>> begin Raw data

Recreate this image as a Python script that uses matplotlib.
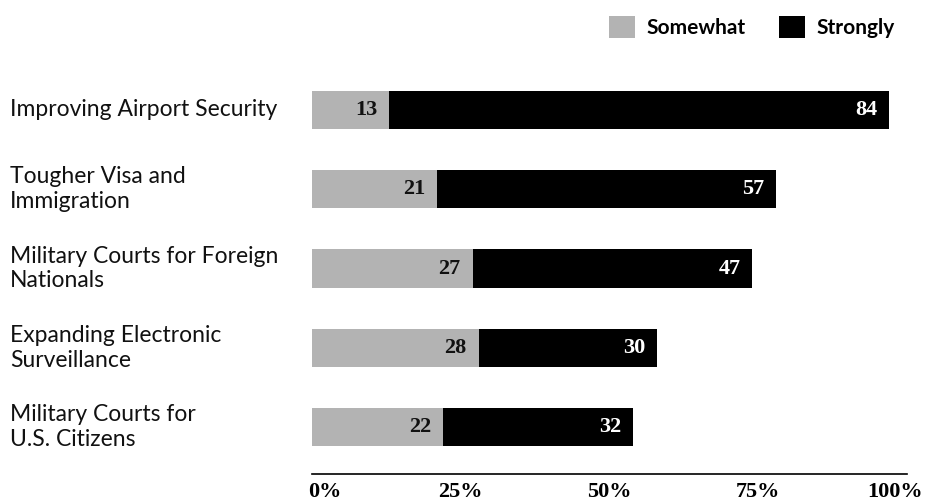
import matplotlib
matplotlib.use("Agg")
import matplotlib.pyplot as plt
import matplotlib.transforms as mtransforms
from matplotlib.patches import Patch

categories = [
    "Improving Airport Security",
    "Tougher Visa and\nImmigration",
    "Military Courts for Foreign\nNationals",
    "Expanding Electronic\nSurveillance",
    "Military Courts for\nU.S. Citizens",
]
somewhat = [13, 21, 27, 28, 22]
strongly = [84, 57, 47, 30, 32]
tick_values = [0, 25, 50, 75, 100]
tick_labels = ["0%", "25%", "50%", "75%", "100%"]

GRAY = "#b3b3b3"
SANS = ["Lato", "DejaVu Sans"]
SERIF = ["Liberation Serif", "DejaVu Serif"]

fig = plt.figure(figsize=(9.4, 5.04), dpi=100)
ax = fig.add_axes([312 / 940, 1 - 474 / 504, (907 - 312) / 940, (474 - 40) / 504])

ypos = list(range(len(categories)))
ax.barh(ypos, somewhat, height=0.48, color=GRAY, edgecolor="none")
ax.barh(ypos, strongly, left=somewhat, height=0.48, color="black", edgecolor="none")

# value labels, right-aligned inside each segment
shift = mtransforms.offset_copy(ax.transData, fig=fig, x=-12, y=0, units="dots")
for y, s, t in zip(ypos, somewhat, strongly):
    ax.text(s, y, str(s), transform=shift, ha="right", va="center",
            family=SERIF, fontweight="bold", fontsize=16, color="#111111")
    ax.text(s + t, y, str(t), transform=shift, ha="right", va="center",
            family=SERIF, fontweight="bold", fontsize=16, color="white")

# category labels at the left edge of the figure
lab_tr = mtransforms.blended_transform_factory(fig.transFigure, ax.transData)
for y, cat in zip(ypos, categories):
    ax.text(10 / 940, y, cat, transform=lab_tr, ha="left", va="center",
            family=SANS, fontsize=16.5, color="#111111", linespacing=1.2)

ax.set_xlim(0, 100)
ax.set_ylim(4.59, -0.88)
ax.set_yticks([])
ax.set_xticks(tick_values)
ax.set_xticklabels(tick_labels, family=SERIF, fontweight="bold", fontsize=16)
ax.tick_params(axis="x", length=0, pad=6)
labels = ax.get_xticklabels()
labels[0].set_horizontalalignment("left")
labels[0].set_transform(labels[0].get_transform()
                        + mtransforms.ScaledTranslation(-4 / 100, 0, fig.dpi_scale_trans))
labels[-1].set_horizontalalignment("right")
labels[-1].set_transform(labels[-1].get_transform()
                         + mtransforms.ScaledTranslation(16 / 100, 0, fig.dpi_scale_trans))
for side in ["top", "right", "left"]:
    ax.spines[side].set_visible(False)
ax.spines["bottom"].set_linewidth(1.2)

handles = [Patch(facecolor=GRAY, label="Somewhat"), Patch(facecolor="black", label="Strongly")]
fig.legend(handles=handles, loc="upper right", bbox_to_anchor=(905 / 940, 1 - 6 / 504),
           ncol=2, frameon=False, handlelength=1.25, handleheight=1.25, borderpad=0,
           handletextpad=0.55, columnspacing=1.6,
           prop={"family": SANS, "weight": "bold", "size": 15})

fig.savefig("out.png", dpi=100)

>> end Raw data

> **Task requirements**: Write out the full set of lines verbatim, without the pictures.

> **In response**:
Recreate this image as a Python script that uses matplotlib.
import matplotlib
matplotlib.use("Agg")
import matplotlib.pyplot as plt
import matplotlib.transforms as mtransforms
from matplotlib.patches import Patch

categories = [
    "Improving Airport Security",
    "Tougher Visa and\nImmigration",
    "Military Courts for Foreign\nNationals",
    "Expanding Electronic\nSurveillance",
    "Military Courts for\nU.S. Citizens",
]
somewhat = [13, 21, 27, 28, 22]
strongly = [84, 57, 47, 30, 32]
tick_values = [0, 25, 50, 75, 100]
tick_labels = ["0%", "25%", "50%", "75%", "100%"]

GRAY = "#b3b3b3"
SANS = ["Lato", "DejaVu Sans"]
SERIF = ["Liberation Serif", "DejaVu Serif"]

fig = plt.figure(figsize=(9.4, 5.04), dpi=100)
ax = fig.add_axes([312 / 940, 1 - 474 / 504, (907 - 312) / 940, (474 - 40) / 504])

ypos = list(range(len(categories)))
ax.barh(ypos, somewhat, height=0.48, color=GRAY, edgecolor="none")
ax.barh(ypos, strongly, left=somewhat, height=0.48, color="black", edgecolor="none")

# value labels, right-aligned inside each segment
shift = mtransforms.offset_copy(ax.transData, fig=fig, x=-12, y=0, units="dots")
for y, s, t in zip(ypos, somewhat, strongly):
    ax.text(s, y, str(s), transform=shift, ha="right", va="center",
            family=SERIF, fontweight="bold", fontsize=16, color="#111111")
    ax.text(s + t, y, str(t), transform=shift, ha="right", va="center",
            family=SERIF, fontweight="bold", fontsize=16, color="white")

# category labels at the left edge of the figure
lab_tr = mtransforms.blended_transform_factory(fig.transFigure, ax.transData)
for y, cat in zip(ypos, categories):
    ax.text(10 / 940, y, cat, transform=lab_tr, ha="left", va="center",
            family=SANS, fontsize=16.5, color="#111111", linespacing=1.2)

ax.set_xlim(0, 100)
ax.set_ylim(4.59, -0.88)
ax.set_yticks([])
ax.set_xticks(tick_values)
ax.set_xticklabels(tick_labels, family=SERIF, fontweight="bold", fontsize=16)
ax.tick_params(axis="x", length=0, pad=6)
labels = ax.get_xticklabels()
labels[0].set_horizontalalignment("left")
labels[0].set_transform(labels[0].get_transform()
                        + mtransforms.ScaledTranslation(-4 / 100, 0, fig.dpi_scale_trans))
labels[-1].set_horizontalalignment("right")
labels[-1].set_transform(labels[-1].get_transform()
                         + mtransforms.ScaledTranslation(16 / 100, 0, fig.dpi_scale_trans))
for side in ["top", "right", "left"]:
    ax.spines[side].set_visible(False)
ax.spines["bottom"].set_linewidth(1.2)

handles = [Patch(facecolor=GRAY, label="Somewhat"), Patch(facecolor="black", label="Strongly")]
fig.legend(handles=handles, loc="upper right", bbox_to_anchor=(905 / 940, 1 - 6 / 504),
           ncol=2, frameon=False, handlelength=1.25, handleheight=1.25, borderpad=0,
           handletextpad=0.55, columnspacing=1.6,
           prop={"family": SANS, "weight": "bold", "size": 15})

fig.savefig("out.png", dpi=100)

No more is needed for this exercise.